Thursday, April 22, 2010

narratives and the practice of encountering others

Taylor (in An Altar in the World) titles her chapter on community "The Practice of Encountering Others." I found the chapter particularly insightful. She writes:

What we have most in common is not religion but humanity. I learned this from my religion, which also teaches me that encountering another human being is as close to God as I may ever get -- in the eye-to-eye thing, the person-to-person thing--which is where God's Beloved has promised to show up. Paradoxically, the point is not to see him. The point is to see the person standing right in front of me, who has no substitute, who can never be replaced, whose heart holds things for which there is no language, whose life is an unsolved mystery. The moment I turn that person into a character in my own story, the encounter is over. I have stopped being a human being and have become a fiction writer instead (p. 102)

How often do I turn other people, from my family and friends to those I may encounter in my daily life, into foils in my story? Every time I get mad because the person in front of me is driving too slow or I get frustrated because a family member doesn't see the dishes that need to be washed or the floor that needs to be vacuumed (as opposed to my asking for help) or every time I try to convince someone else that my thought on an issue is the only thought or the "right" thought, I become that fiction writer.

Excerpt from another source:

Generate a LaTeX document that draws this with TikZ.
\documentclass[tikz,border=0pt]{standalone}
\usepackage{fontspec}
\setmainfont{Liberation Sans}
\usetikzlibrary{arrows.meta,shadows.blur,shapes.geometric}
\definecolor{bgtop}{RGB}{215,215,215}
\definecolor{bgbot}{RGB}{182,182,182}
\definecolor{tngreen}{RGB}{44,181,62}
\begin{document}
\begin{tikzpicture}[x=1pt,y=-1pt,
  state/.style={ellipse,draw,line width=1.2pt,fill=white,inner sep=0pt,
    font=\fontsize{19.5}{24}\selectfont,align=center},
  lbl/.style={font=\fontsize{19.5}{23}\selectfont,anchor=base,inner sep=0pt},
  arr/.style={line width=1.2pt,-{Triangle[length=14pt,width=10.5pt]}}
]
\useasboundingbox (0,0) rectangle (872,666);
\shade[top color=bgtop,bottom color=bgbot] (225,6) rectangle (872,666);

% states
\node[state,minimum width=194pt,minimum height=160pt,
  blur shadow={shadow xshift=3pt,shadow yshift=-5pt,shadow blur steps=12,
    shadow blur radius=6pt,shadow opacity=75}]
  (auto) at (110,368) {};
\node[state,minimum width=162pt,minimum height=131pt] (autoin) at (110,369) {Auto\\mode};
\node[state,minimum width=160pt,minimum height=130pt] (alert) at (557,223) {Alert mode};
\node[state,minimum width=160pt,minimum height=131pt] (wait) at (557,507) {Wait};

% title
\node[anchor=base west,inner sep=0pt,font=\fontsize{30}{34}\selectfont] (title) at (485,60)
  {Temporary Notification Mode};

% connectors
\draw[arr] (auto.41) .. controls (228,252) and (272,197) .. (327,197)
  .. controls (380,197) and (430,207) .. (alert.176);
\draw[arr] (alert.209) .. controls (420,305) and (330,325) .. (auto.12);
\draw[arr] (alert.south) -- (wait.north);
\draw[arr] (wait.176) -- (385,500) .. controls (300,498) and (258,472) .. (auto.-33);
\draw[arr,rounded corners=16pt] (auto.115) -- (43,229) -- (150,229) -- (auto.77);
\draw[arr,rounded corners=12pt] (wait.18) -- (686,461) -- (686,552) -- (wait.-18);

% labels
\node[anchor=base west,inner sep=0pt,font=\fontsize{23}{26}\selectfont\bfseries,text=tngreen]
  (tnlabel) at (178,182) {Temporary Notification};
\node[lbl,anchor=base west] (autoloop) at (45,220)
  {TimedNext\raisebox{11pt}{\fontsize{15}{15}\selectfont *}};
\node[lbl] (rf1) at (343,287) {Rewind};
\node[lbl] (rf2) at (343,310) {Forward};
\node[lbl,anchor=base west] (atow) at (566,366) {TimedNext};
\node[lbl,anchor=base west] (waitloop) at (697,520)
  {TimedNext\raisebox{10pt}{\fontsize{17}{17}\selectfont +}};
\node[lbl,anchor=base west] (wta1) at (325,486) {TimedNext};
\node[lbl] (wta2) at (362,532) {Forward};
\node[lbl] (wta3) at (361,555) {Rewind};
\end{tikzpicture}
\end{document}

Taylor is not saying (and neither am I) that we should allow another person to turn us into a supporting character or a foil, to become a nominal character in someone else's made up story. We tend to call such behavior co-dependent or passive aggressive and actually de-values the humanity of both of you.

Rather, Taylor connects the ancient commandment of loving your neighbor as yourself to this practice of encountering others. If we value others as protagonists in their own narratives, we are loving them as we love ourselves. The goal, Taylor says, is to "love the God you did not make up with all your heart, soul, strength, and mind, and the second is like unto it: to love the neighbor you also did not make up as if that person were your own strange and particular self."  In other words, a valuable and unique main character, just as you are, just as I am, just as we all are.